REQUIREMENT: Could the lines from the start of the data through the line with "const line = d3.line<[number, number]>();" be set down exactly, with no pictures among them?

SUPPLIED INFORMATION:
-- BEGIN --

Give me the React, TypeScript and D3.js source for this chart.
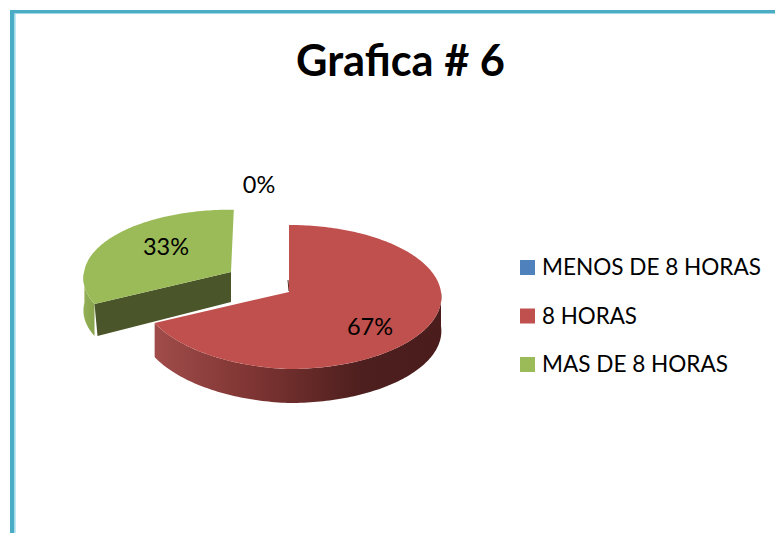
import React from "react";
import * as d3 from "d3";

const categories = ["MENOS DE 8 HORAS", "8 HORAS", "MAS DE 8 HORAS"];
const percentages = [0, 67, 33];
const tileColors = ["#4f81bd", "#c0504d", "#9bbb59"];

const W = 775, H = 533;
const FONT = "Lato, 'Open Sans', sans-serif";
const R = 152, A = 71.65, K = 0.0694, DEPTH = 34;

// slice placement: exploded apex, scale and small skews for each slice
const placement = [
  { cx: 289, cy: 292, sx: 1, sy: 1, left: 1, shear: 0, skew: 0, frontSkew: 0 },
  { cx: 289, cy: 292, sx: 1, sy: 1, left: 0.975, shear: 0.035, skew: 0, frontSkew: 0 },
  { cx: 231, cy: 272, sx: 0.965, sy: 0.93, left: 1, shear: 0.01, skew: -0.045, frontSkew: -0.11 },
];
const labelAt = [
  { x: 259, y: 184 },
  { x: 370, y: 326 },
  { x: 166, y: 246 },
];
const legendWidths = [219, 95, 186];

const pieGen = d3.pie<number>().sort(null).startAngle(0).endAngle(2 * Math.PI);
const arcs = pieGen(percentages);

function proj(i: number, a: number, r = 1, dz = 0): [number, number] {
  const p = placement[i];
  const u = Math.sin(a) * r;
  const v = -Math.cos(a) * r;
  const w = 1 - K * v;
  let x = (p.sx * R * u) / w;
  let y = (p.sy * A * v) / w;
  if (x < 0) { x *= p.left; y += p.shear * x; }
  x += (y > 0 ? p.frontSkew : p.skew) * y;
  return [p.cx + x, p.cy + y + dz];
}
function arcPts(i: number, a0: number, a1: number, dz = 0): [number, number][] {
  const n = Math.max(2, Math.ceil(Math.abs(a1 - a0) / 0.02));
  return d3.range(n + 1).map((k) => proj(i, a0 + ((a1 - a0) * k) / n, 1, dz));
}
const line = d3.line<[number, number]>();

const redTop = () => {
  const a = arcs[1];
  return line([proj(1, 0, 0), ...arcPts(1, a.startAngle, a.endAngle)]) + "Z";
};
const redSide = () => {
  const a = arcs[1];
  const s = Math.PI / 2;
  return line([...arcPts(1, s, a.endAngle), ...arcPts(1, a.endAngle, s, DEPTH)]) + "Z";
};
const greenTop = () => {
  const a = arcs[2];
  return line([proj(2, 0, 0), ...arcPts(2, a.startAngle, a.endAngle)]) + "Z";
};
const greenSide = () => {
  const a = arcs[2];
  const e = 1.5 * Math.PI;
  return line([...arcPts(2, a.startAngle, e), ...arcPts(2, e, a.startAngle, 32)]) + "Z";
};
const greenWall = () => {
  const a = arcs[2];
  const c = proj(2, a.startAngle);
  const o = proj(2, 0, 0);
  return line([o, c, [c[0] + 3, c[1] + 32], [o[0], o[1] + 30]]) + "Z";
};
const redInner = () => {
  const o = proj(1, 0, 0);
  return line([[o[0] - 1, o[1] - 12], [o[0], o[1] - 1]]) as string;
};

export default function App() {
  return (
    <svg width={W} height={H} style={{ position: "absolute", left: 0, top: 0 }} fontFamily={FONT}>
      <defs>
        <linearGradient id="redGrad" gradientUnits="userSpaceOnUse" x1={155} x2={441} y1={0} y2={0}>
          <stop offset="0" stopColor="#a04c4a" />
          <stop offset="0.35" stopColor="#7d3432" />
          <stop offset="0.72" stopColor="#4d1f1e" />
          <stop offset="1" stopColor="#4a1c1b" />
        </linearGradient>
        <linearGradient id="greenGrad" gradientUnits="userSpaceOnUse" x1={84} x2={98} y1={0} y2={0}>
          <stop offset="0" stopColor="#94b055" />
          <stop offset="1" stopColor="#84a04a" />
        </linearGradient>
      </defs>
      <rect x={0} y={0} width={W} height={H} fill="#fff" />
      <rect x={10} y={10} width={W - 10} height={3.5} fill="#4bacc6" />
      <rect x={10} y={10} width={4.5} height={H - 10} fill="#4bacc6" />
      <rect x={14.5} y={13.5} width={1.2} height={H - 13} fill="#a5dfee" />

      <text x={400.5} y={76} textAnchor="middle" fontSize={43} fontWeight={700} fill="#000" textLength={209} lengthAdjust="spacingAndGlyphs">Grafica # 6</text>

      <path d={greenSide()} fill="url(#greenGrad)" />
      <path d={greenWall()} fill="#4a5529" />
      <path d={greenTop()} fill={tileColors[2]} />

      <path d={redSide()} fill="url(#redGrad)" />
      <path d={redInner()} stroke="#5a2322" strokeWidth={1} fill="none" />
      <path d={redTop()} fill={tileColors[1]} />

      {percentages.map((v, i) => (
        <text key={i} x={labelAt[i].x} y={labelAt[i].y} textAnchor="middle" dominantBaseline="central" fontSize={23.5} fill="#000">
          {v}%
        </text>
      ))}

      {categories.map((c, i) => {
        const y = 260 + i * 48.5;
        return (
          <g key={c}>
            <rect x={520} y={y} width={15} height={15} fill={tileColors[i]} />
            <text x={542} y={y + 15} fontSize={23.5} fill="#000" textLength={legendWidths[i]} lengthAdjust="spacingAndGlyphs">{c}</text>
          </g>
        );
      })}
    </svg>
  );
}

-- END --

WRITTEN SOLUTION:
Give me the React, TypeScript and D3.js source for this chart.
import React from "react";
import * as d3 from "d3";

const categories = ["MENOS DE 8 HORAS", "8 HORAS", "MAS DE 8 HORAS"];
const percentages = [0, 67, 33];
const tileColors = ["#4f81bd", "#c0504d", "#9bbb59"];

const W = 775, H = 533;
const FONT = "Lato, 'Open Sans', sans-serif";
const R = 152, A = 71.65, K = 0.0694, DEPTH = 34;

// slice placement: exploded apex, scale and small skews for each slice
const placement = [
  { cx: 289, cy: 292, sx: 1, sy: 1, left: 1, shear: 0, skew: 0, frontSkew: 0 },
  { cx: 289, cy: 292, sx: 1, sy: 1, left: 0.975, shear: 0.035, skew: 0, frontSkew: 0 },
  { cx: 231, cy: 272, sx: 0.965, sy: 0.93, left: 1, shear: 0.01, skew: -0.045, frontSkew: -0.11 },
];
const labelAt = [
  { x: 259, y: 184 },
  { x: 370, y: 326 },
  { x: 166, y: 246 },
];
const legendWidths = [219, 95, 186];

const pieGen = d3.pie<number>().sort(null).startAngle(0).endAngle(2 * Math.PI);
const arcs = pieGen(percentages);

function proj(i: number, a: number, r = 1, dz = 0): [number, number] {
  const p = placement[i];
  const u = Math.sin(a) * r;
  const v = -Math.cos(a) * r;
  const w = 1 - K * v;
  let x = (p.sx * R * u) / w;
  let y = (p.sy * A * v) / w;
  if (x < 0) { x *= p.left; y += p.shear * x; }
  x += (y > 0 ? p.frontSkew : p.skew) * y;
  return [p.cx + x, p.cy + y + dz];
}
function arcPts(i: number, a0: number, a1: number, dz = 0): [number, number][] {
  const n = Math.max(2, Math.ceil(Math.abs(a1 - a0) / 0.02));
  return d3.range(n + 1).map((k) => proj(i, a0 + ((a1 - a0) * k) / n, 1, dz));
}
const line = d3.line<[number, number]>();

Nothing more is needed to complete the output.